O pioneirismo desses dois autores provocou uma situação humilhante para a França, aos olhos da cinefilia internacional: o maior diretor do país fora "apropriado" biograficamente por pesquisadores de língua inglesa.
"Godard", de Antoine de Baecque, é a gigantesca e um tanto tardia resposta francesa às invectivas anglo-saxãs. Fato que, certamente, colocou uma penca de desafios ao autor, na busca de um sentido para o seu livro.
Ou seja: para que escrever mais uma biografia, a terceira, de Godard, em menos de uma década?
Os livros feitos por MacCabe e Brody têm, além do pioneirismo, várias qualidades.
Uma das vantagens do primeiro foi fazer um dedicado retrato dos primeiros anos de Godard -a infância durante a guerra, a juventude quase delinquente e o vertiginoso início da carreira cinematográfica.

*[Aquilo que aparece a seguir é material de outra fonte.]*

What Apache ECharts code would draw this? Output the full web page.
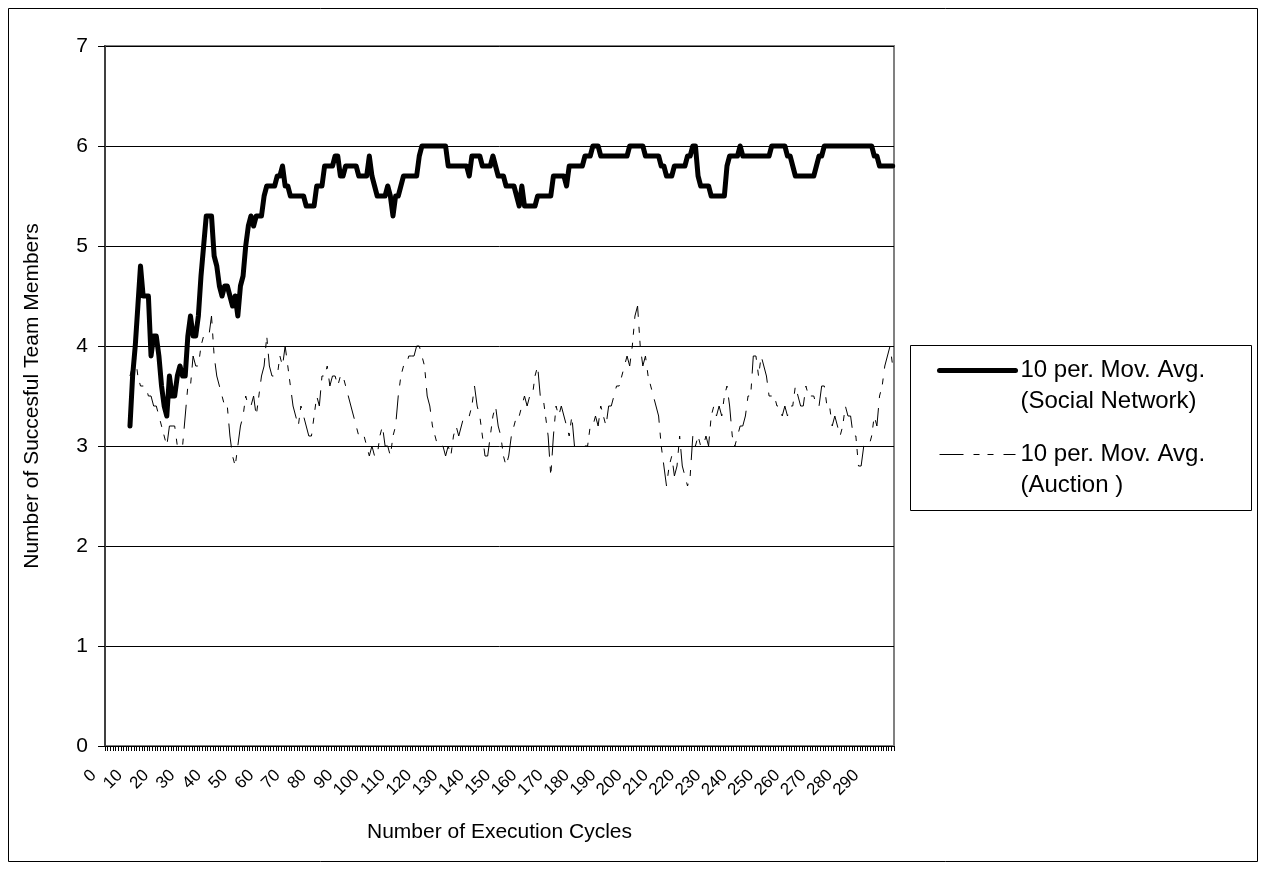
<!DOCTYPE html>
<html>
<head>
<meta charset="utf-8">
<script src="https://cdn.jsdelivr.net/npm/echarts@6/dist/echarts.min.js"></script>
<style>
html,body{margin:0;padding:0;background:#fff}
#chart{width:1266px;height:870px}
</style>
</head>
<body>
<div id="chart"></div>
<script>
// Categories: execution cycles 0..299 (tick labels every 10th category)
const firstCycle = 0;
const lastCycle = 299;
const cycles = [];
for (let c = firstCycle; c <= lastCycle; c++) cycles.push(String(c));

// The 10-period moving average starts at the 10th category (index 9)
const maStart = 9;

const seriesNames = ['10 per. Mov. Avg.\n(Social Network)', '10 per. Mov. Avg.\n(Auction )'];

// 10 per. Mov. Avg. (Social Network), cycles 9..299
const socialNetwork = [
  3.2,
  3.7, 4.0, 4.4, 4.8, 4.5, 4.5, 4.5, 3.9, 4.1, 4.1,
  3.9, 3.6, 3.4, 3.3, 3.7, 3.5, 3.5, 3.7, 3.8, 3.7,
  3.7, 4.1, 4.3, 4.1, 4.1, 4.3, 4.7, 5.0, 5.3, 5.3,
  5.3, 4.9, 4.8, 4.6, 4.5, 4.6, 4.6, 4.5, 4.4, 4.5,
  4.3, 4.6, 4.7, 5.0, 5.2, 5.3, 5.2, 5.3, 5.3, 5.3,
  5.5, 5.6, 5.6, 5.6, 5.6, 5.7, 5.7, 5.8, 5.6, 5.6,
  5.5, 5.5, 5.5, 5.5, 5.5, 5.5, 5.4, 5.4, 5.4, 5.4,
  5.6, 5.6, 5.6, 5.8, 5.8, 5.8, 5.8, 5.9, 5.9, 5.7,
  5.7, 5.8, 5.8, 5.8, 5.8, 5.8, 5.7, 5.7, 5.7, 5.7,
  5.9, 5.7, 5.6, 5.5, 5.5, 5.5, 5.5, 5.6, 5.5, 5.3,
  5.5, 5.5, 5.6, 5.7, 5.7, 5.7, 5.7, 5.7, 5.7, 5.9,
  6.0, 6.0, 6.0, 6.0, 6.0, 6.0, 6.0, 6.0, 6.0, 6.0,
  5.8, 5.8, 5.8, 5.8, 5.8, 5.8, 5.8, 5.8, 5.7, 5.9,
  5.9, 5.9, 5.9, 5.8, 5.8, 5.8, 5.8, 5.9, 5.8, 5.7,
  5.7, 5.7, 5.6, 5.6, 5.6, 5.6, 5.5, 5.4, 5.6, 5.4,
  5.4, 5.4, 5.4, 5.4, 5.5, 5.5, 5.5, 5.5, 5.5, 5.5,
  5.7, 5.7, 5.7, 5.7, 5.7, 5.6, 5.8, 5.8, 5.8, 5.8,
  5.8, 5.8, 5.9, 5.9, 5.9, 6.0, 6.0, 6.0, 5.9, 5.9,
  5.9, 5.9, 5.9, 5.9, 5.9, 5.9, 5.9, 5.9, 5.9, 6.0,
  6.0, 6.0, 6.0, 6.0, 6.0, 5.9, 5.9, 5.9, 5.9, 5.9,
  5.9, 5.8, 5.8, 5.7, 5.7, 5.7, 5.8, 5.8, 5.8, 5.8,
  5.8, 5.9, 5.9, 6.0, 6.0, 5.7, 5.6, 5.6, 5.6, 5.6,
  5.5, 5.5, 5.5, 5.5, 5.5, 5.5, 5.8, 5.9, 5.9, 5.9,
  5.9, 6.0, 5.9, 5.9, 5.9, 5.9, 5.9, 5.9, 5.9, 5.9,
  5.9, 5.9, 5.9, 6.0, 6.0, 6.0, 6.0, 6.0, 6.0, 5.9,
  5.9, 5.8, 5.7, 5.7, 5.7, 5.7, 5.7, 5.7, 5.7, 5.7,
  5.8, 5.9, 5.9, 6.0, 6.0, 6.0, 6.0, 6.0, 6.0, 6.0,
  6.0, 6.0, 6.0, 6.0, 6.0, 6.0, 6.0, 6.0, 6.0, 6.0,
  6.0, 6.0, 5.9, 5.9, 5.8, 5.8, 5.8, 5.8, 5.8, 5.8
];

// 10 per. Mov. Avg. (Auction ), cycles 9..299
const auction = [
  3.7,
  3.8, 3.9, 3.7, 3.6, 3.6, 3.6, 3.5, 3.5, 3.4, 3.4,
  3.3, 3.2, 3.1, 3.0, 3.2, 3.2, 3.2, 3.0, 3.0, 3.0,
  3.3, 3.6, 3.6, 3.9, 3.8, 3.8, 4.0, 4.1, 4.1, 4.1,
  4.3, 3.9, 3.7, 3.6, 3.5, 3.4, 3.4, 3.1, 2.9, 2.8,
  3.0, 3.2, 3.3, 3.5, 3.4, 3.4, 3.5, 3.3, 3.5, 3.7,
  3.8, 4.1, 3.8, 3.7, 3.7, 3.7, 3.9, 3.8, 4.0, 3.8,
  3.6, 3.4, 3.3, 3.2, 3.4, 3.3, 3.2, 3.1, 3.1, 3.3,
  3.5, 3.4, 3.7, 3.7, 3.8, 3.6, 3.7, 3.7, 3.6, 3.7,
  3.7, 3.6, 3.5, 3.4, 3.3, 3.2, 3.1, 3.1, 3.1, 3.0,
  2.9, 3.0, 2.9, 2.9, 3.1, 3.2, 3.0, 3.0, 2.9, 3.1,
  3.2, 3.5, 3.7, 3.8, 3.8, 3.9, 3.9, 3.9, 4.0, 4.0,
  3.9, 3.8, 3.5, 3.4, 3.2, 3.1, 3.0, 3.0, 3.0, 2.9,
  3.0, 2.9, 3.1, 3.2, 3.1, 3.2, 3.3, 3.3, 3.3, 3.4,
  3.6, 3.4, 3.3, 3.1, 2.9, 2.9, 3.1, 3.3, 3.4, 3.2,
  3.1, 2.9, 2.8, 2.9, 3.1, 3.2, 3.3, 3.3, 3.4, 3.5,
  3.4, 3.5, 3.5, 3.7, 3.8, 3.5, 3.5, 3.3, 3.1, 2.7,
  3.1, 3.4, 3.3, 3.4, 3.3, 3.2, 3.1, 3.3, 3.0, 3.0,
  3.0, 3.0, 3.0, 3.0, 3.2, 3.2, 3.3, 3.2, 3.4, 3.3,
  3.2, 3.4, 3.4, 3.5, 3.6, 3.6, 3.7, 3.8, 3.9, 3.8,
  4.0, 4.3, 4.4, 4.0, 3.8, 3.9, 3.7, 3.6, 3.5, 3.4,
  3.3, 3.0, 2.8, 2.6, 2.8, 2.9, 2.7, 2.8, 3.1, 2.8,
  2.7, 2.6, 2.7, 3.1, 3.0, 3.1, 3.0, 3.0, 3.1, 3.0,
  3.3, 3.4, 3.3, 3.4, 3.3, 3.5, 3.6, 3.4, 3.1, 3.0,
  3.1, 3.2, 3.2, 3.3, 3.5, 3.5, 3.9, 3.9, 3.7, 3.9,
  3.8, 3.7, 3.5, 3.5, 3.5, 3.4, 3.4, 3.3, 3.4, 3.3,
  3.4, 3.4, 3.6, 3.5, 3.4, 3.4, 3.6, 3.5, 3.5, 3.5,
  3.4, 3.4, 3.6, 3.6, 3.4, 3.4, 3.2, 3.3, 3.2, 3.1,
  3.2, 3.4, 3.3, 3.3, 3.1, 3.1, 2.8, 2.8, 3.0, 3.0,
  3.0, 3.1, 3.3, 3.2, 3.5, 3.6, 3.8, 3.9, 4.0, 3.8
];

// Value axis ticks
const yMin = 0, yMax = 7, yStep = 1;

const FONT = '"Liberation Sans", Arial, Helvetica, sans-serif';
const pad = new Array(maStart).fill(null);

const chart = echarts.init(document.getElementById('chart'), null, {renderer: 'canvas'});
chart.setOption({
  animation: false,
  backgroundColor: '#ffffff',
  textStyle: {fontFamily: FONT, color: '#000'},
  graphic: [
    {type: 'rect', z: -10, silent: true,
     shape: {x: 8.5, y: 8.5, width: 1249, height: 853},
     style: {fill: 'none', stroke: '#000', lineWidth: 1}},
    {type: 'rect', z: -10, silent: true,
     shape: {x: 910.5, y: 345.5, width: 341, height: 165},
     style: {fill: '#fff', stroke: '#000', lineWidth: 1}}
  ],
  grid: {left: 105, top: 46, width: 789, height: 700, show: true,
         borderColor: '#808080', borderWidth: 2, backgroundColor: '#fff'},
  legend: {
    orient: 'vertical', left: 937, top: 324, padding: 0,
    itemWidth: 76, itemHeight: 14, itemGap: -9,
    data: [
      {name: seriesNames[0], lineStyle: {width: 5, color: '#000'}},
      {name: seriesNames[1], lineStyle: {width: 1, color: '#000', type: [24, 10, 6, 8, 6, 10]}}
    ],
    itemStyle: {opacity: 0},
    formatter: (name) => '\n' + name,
    textStyle: {fontFamily: FONT, fontSize: 24, lineHeight: 31, color: '#000'}
  },
  xAxis: {
    type: 'category', data: cycles, boundaryGap: true,
    name: 'Number of Execution Cycles', nameLocation: 'middle', nameGap: 76,
    nameTextStyle: {fontFamily: FONT, fontSize: 21, color: '#000'},
    axisLine: {lineStyle: {color: '#000', width: 1}},
    axisTick: {show: true, interval: 0, length: 5, lineStyle: {color: '#000', width: 1}},
    axisLabel: {interval: 9, rotate: 45, fontFamily: FONT, fontSize: 17, lineHeight: 15,
                color: '#000', margin: 14, padding: [0, 18, 0, 0]},
    splitLine: {show: false}
  },
  yAxis: {
    type: 'value', min: yMin, max: yMax, interval: yStep,
    name: 'Number of Succesful Team Members', nameLocation: 'middle', nameGap: 62, nameRotate: 90,
    nameTextStyle: {fontFamily: FONT, fontSize: 21, color: '#000'},
    axisLine: {show: true, lineStyle: {color: '#404040', width: 2}},
    axisTick: {show: true, length: 7, lineStyle: {color: '#000', width: 1}},
    axisLabel: {fontFamily: FONT, fontSize: 21, color: '#000', margin: 17},
    splitLine: {show: true, lineStyle: {color: '#000', width: 1}}
  },
  series: [
    {name: seriesNames[0], type: 'line', data: pad.concat(socialNetwork),
     symbol: 'none', showSymbol: false,
     lineStyle: {color: '#000', width: 5, cap: 'round', join: 'round'},
     itemStyle: {color: '#000'}, z: 3},
    {name: seriesNames[1], type: 'line', data: pad.concat(auction),
     symbol: 'none', showSymbol: false,
     lineStyle: {color: '#000', width: 1, type: [24, 10, 6, 8, 6, 10]},
     itemStyle: {color: '#000'}, z: 2}
  ]
});
</script>
</body>
</html>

Brody, por sua vez, conseguiu realizar uma ampla contextualização da vida do diretor dentro da história francesa e ousou tocar em feridas políticas muito delicadas, como o pretenso antissemitismo do cineasta.
De Baecque levou em conta as pesquisas feitas pelos biógrafos anteriores, aprofundando-as e corrigindo-as.
É extremamente meticuloso na descrição dos eventos e dos personagens, na tabulação da cronologia e dos números (gastos de produção, público dos filmes etc.) e até na apuração dos endereços.
Mas o principal mérito de De Baecque é ter realizado o que nenhum dos outros biógrafos realmente conseguiu: fazer uma completa e sólida arqueologia da obra, descrever a construção material e artística de cada filme e expor com muita procedência os eventos sociais, interpessoais e psicológicos relacionados às sucessivas "viradas" godardianas.
Em suma: relacionar de modo complexo, minucioso e sem reducionismos a vida e a criação do cineasta.
Esse é o ponto fundamental do livro e, depois desta biografia, se torna muito difícil falar do cineasta sem passar pelas páginas importantes (minuciosas e saborosas) que o autor dedica a filmes como "Acossado", "O Desprezo", todo o período da intensa militância política e, mais ainda, às extraordinárias e muitas vezes menosprezadas obras recentes feitas no "exílio" de Godard em Rolle (Suíça), das quais De Baecque faz uma vigorosa abordagem.
Outro mérito da biografia é que produz uma forte curiosidade de (re)ver os filmes do diretor. Como se, após atravessar este livro oceânico, o leitor adquirisse uma cultura, uma paixão e uma inteligência inteiramente novas para redescobrir o continente Godard.